Se o extraordinário O Ciúme já trazia uma aproximação desconcertante entre Garrel e o cinema de Hong Sang-soo, as relações triangulares de In the Shadow of Women levam esta improvável conexão alguns passos adiante, chegando a encontrar humor no processo – sentimento que normalmente não se associa ao mais torturado auteur vivo do cinema francês.  O diretor incorpora a técnica de Hong de tecer a trama como uma análise combinatória, minimizando a auto-consciência do dispositivo, mas mantendo sua ironia.
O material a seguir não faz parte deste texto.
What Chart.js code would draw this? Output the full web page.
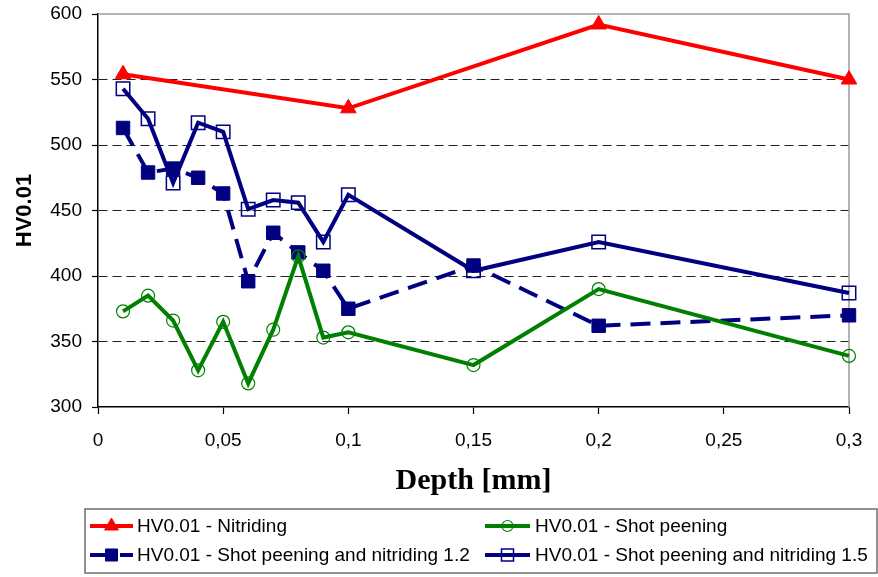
<!DOCTYPE html>
<html>
<head>
<meta charset="utf-8">
<title>HV0.01 vs depth</title>
<script src="https://cdn.jsdelivr.net/npm/chart.js@4.4.0/dist/chart.umd.min.js"></script>
<style>
  html, body { margin: 0; padding: 0; background: #fff; }
  #wrap { position: relative; width: 878px; height: 577px; }
</style>
</head>
<body>
<div id="wrap"><canvas id="hvChart" width="878" height="577"></canvas></div>
<script>
// depths (mm) and hardness readings
var depthNitriding = [0.01, 0.1, 0.2, 0.3];
var hvNitriding = [554, 528, 592, 550];

var depthTreated = [0.01, 0.02, 0.03, 0.04, 0.05, 0.06, 0.07, 0.08, 0.09, 0.1, 0.15, 0.2, 0.3];
var hvShotPeening = [373, 385, 366, 328, 365, 318, 359, 415, 353, 357, 332, 390, 339];
var hvSpNitriding12 = [513, 479, 482, 475, 463, 396, 433, 418, 404, 375, 408, 362, 370];
var hvSpNitriding15 = [543, 520, 471, 517, 510, 451, 458, 456, 426, 462, 404, 426, 387];

var seriesNames = [
  "HV0.01 - Nitriding",
  "HV0.01 - Shot peening",
  "HV0.01 - Shot peening and nitriding 1.2",
  "HV0.01 - Shot peening and nitriding 1.5"
];

var yTicks = [300, 350, 400, 450, 500, 550, 600];

function pairs(xs, ys) {
  return xs.map(function(x, i) { return { x: x, y: ys[i] }; });
}

Chart.defaults.font.family = "'Liberation Sans', Arial, sans-serif";
Chart.defaults.color = '#000';

// plot frame (top/right) and the boxed two-column legend under the axis title
var frameAndLegend = {
  id: 'frameAndLegend',
  beforeDatasetsDraw: function(chart) {
    var ctx = chart.ctx, a = chart.chartArea;
    ctx.save();
    ctx.strokeStyle = '#9a9a9a';
    ctx.lineWidth = 1.5;
    ctx.beginPath();
    ctx.moveTo(a.left, a.top);
    ctx.lineTo(a.right, a.top);
    ctx.lineTo(a.right, a.bottom);
    ctx.stroke();
    ctx.restore();
  },
  afterDraw: function(chart) {
    var ctx = chart.ctx;
    ctx.save();
    ctx.strokeStyle = '#6e6e6e';
    ctx.lineWidth = 1.5;
    ctx.strokeRect(85, 509, 792, 64);

    var slots = [
      { x0: 90, x1: 133, tx: 137, y: 526 },
      { x0: 485, x1: 530, tx: 535, y: 526 },
      { x0: 90, x1: 133, tx: 137, y: 555 },
      { x0: 485, x1: 530, tx: 535, y: 555 }
    ];
    chart.data.datasets.forEach(function(ds, i) {
      var s = slots[i];
      ctx.save();
      ctx.strokeStyle = ds.borderColor;
      ctx.lineWidth = ds.borderWidth;
      ctx.setLineDash(ds.borderDash || []);
      ctx.beginPath();
      ctx.moveTo(s.x0, s.y);
      ctx.lineTo(s.x1, s.y);
      ctx.stroke();
      ctx.restore();

      ctx.save();
      ctx.fillStyle = ds.pointBackgroundColor;
      ctx.strokeStyle = ds.pointBorderColor;
      ctx.lineWidth = ds.pointBorderWidth;
      Chart.helpers.drawPoint(ctx, {
        pointStyle: ds.pointStyle,
        radius: ds.pointRadius - 1,
        borderWidth: ds.pointBorderWidth,
        rotation: 0
      }, (s.x0 + s.x1) / 2, s.y);
      ctx.restore();

      ctx.fillStyle = '#000';
      ctx.font = "19px 'Liberation Sans', Arial, sans-serif";
      ctx.textBaseline = 'middle';
      ctx.textAlign = 'left';
      ctx.fillText(seriesNames[i], s.tx, s.y + 1);
    });
    ctx.restore();
  }
};

new Chart("hvChart", {
  type: "line",
  data: {
    datasets: [{
      label: seriesNames[0],
      data: pairs(depthNitriding, hvNitriding),
      borderColor: "#ff0000",
      borderWidth: 4,
      pointStyle: "triangle",
      pointRadius: 9,
      pointBackgroundColor: "#ff0000",
      pointBorderColor: "#ff0000",
      pointBorderWidth: 1
    }, {
      label: seriesNames[1],
      data: pairs(depthTreated, hvShotPeening),
      borderColor: "#008000",
      borderWidth: 4,
      pointStyle: "circle",
      pointRadius: 6.5,
      pointBackgroundColor: "rgba(0,0,0,0)",
      pointBorderColor: "#008000",
      pointBorderWidth: 1.2
    }, {
      label: seriesNames[2],
      data: pairs(depthTreated, hvSpNitriding12),
      borderColor: "#000080",
      borderWidth: 4,
      borderDash: [20, 10],
      pointStyle: "rect",
      pointRadius: 9.5,
      pointBackgroundColor: "#000080",
      pointBorderColor: "#000080",
      pointBorderWidth: 1
    }, {
      label: seriesNames[3],
      data: pairs(depthTreated, hvSpNitriding15),
      borderColor: "#000080",
      borderWidth: 4,
      pointStyle: "rect",
      pointRadius: 9.5,
      pointBackgroundColor: "rgba(0,0,0,0)",
      pointBorderColor: "#000080",
      pointBorderWidth: 1.5
    }]
  },
  options: {
    responsive: false,
    animation: false,
    devicePixelRatio: 1,
    datasets: { line: { tension: 0, clip: false } },
    layout: { padding: { left: 0, right: 29, top: 14, bottom: 77 } },
    plugins: {
      legend: { display: false },
      tooltip: { enabled: false }
    },
    scales: {
      x: {
        type: "linear",
        min: 0,
        max: 0.3,
        afterFit: function(scale) {
          scale.height = 93;
          scale.paddingLeft = 0;
          scale.paddingRight = 0;
        },
        ticks: {
          stepSize: 0.05,
          padding: 15,
          font: { size: 19 },
          color: "#000",
          callback: function(v) { return String(Number(v.toFixed(2))).replace('.', ','); }
        },
        grid: { drawOnChartArea: false, drawTicks: true, tickLength: 7, tickColor: "#000", tickWidth: 1.2 },
        border: { color: "#000", width: 1.5 },
        title: {
          display: true,
          text: "Depth [mm]",
          color: "#000",
          font: { family: "'Liberation Serif', 'Times New Roman', serif", size: 30, weight: "bold" },
          padding: { top: 0, bottom: 1 }
        }
      },
      y: {
        min: 300,
        max: 600,
        afterFit: function(scale) {
          scale.width = 98;
          scale.paddingTop = 0;
          scale.paddingBottom = 0;
        },
        afterBuildTicks: function(scale) {
          scale.ticks = yTicks.map(function(v) { return { value: v }; });
        },
        ticks: { padding: 10, font: { size: 19 }, color: "#000" },
        grid: {
          color: function(c) {
            var v = c.tick && c.tick.value;
            return (v === 300 || v === 600) ? "rgba(0,0,0,0)" : "#222";
          },
          lineWidth: 1,
          tickLength: 6,
          tickColor: "#000",
          tickWidth: 1.2
        },
        border: { color: "#000", width: 1.5, dash: [9, 5] },
        title: {
          display: true,
          text: "HV0.01",
          color: "#000",
          font: { size: 22, weight: "bold" },
          padding: { top: 12, bottom: 0 }
        }
      }
    }
  },
  plugins: [frameAndLegend]
});
</script>
</body>
</html>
E se o espectador é o terceiro vértice entre esses muitos pares de gente, é questão de tempo até percebermos que não sabemos de toda a história: Manon também tem um caso extraconjugal, e esta simples informação reforma e reconfigura as relações em que o filme se escora. “Estou descobrindo você. A forma como você fala com os homens”, diz Pierre, depois de descobrir que tem sido traído. “Eu sempre fui assim”, ela responde. “Mas eu não via”, ele diz. E nós também não.

Garrel usa esse princípio do drama como uma coleção de áreas obscuras, de áreas de sombra, para complicar ainda mais os preceitos de visibilidade e fora de campo no cinema – e, com isso, o papel do espectador moderno. A aderência à narração onisciente se põe em contraste à parcialidade da visão, espelhando as relações entre os personagens na relação do próprio filme com o espectador. A percepção de que a falta de veracidade no material documental filmado por Pierre e Manon é a lição cínica que os personagens têm de aprender (e aprendem?), mas também funciona como um endereçamento ao espectador. Sim, In the Shadow of Women é uma farsa, e embora esta palavra não encaixe com facilidade no cinema de Garrel, a imagem mental de que o diretor saiu à rua com sapatos que poderiam passar por seus, mas são de fato de outra pessoa, termina sendo uma das sensações mais apropriadas com a qual podemos sair do cinema. Se o final feliz de O Ciúme parecia ser a maior das tragédias de todo o cinema de Garrel, o cinismo que desponta à sombra deste novo filme ironicamente nos convida a, talvez pela primeira vez, ficar feliz por ele.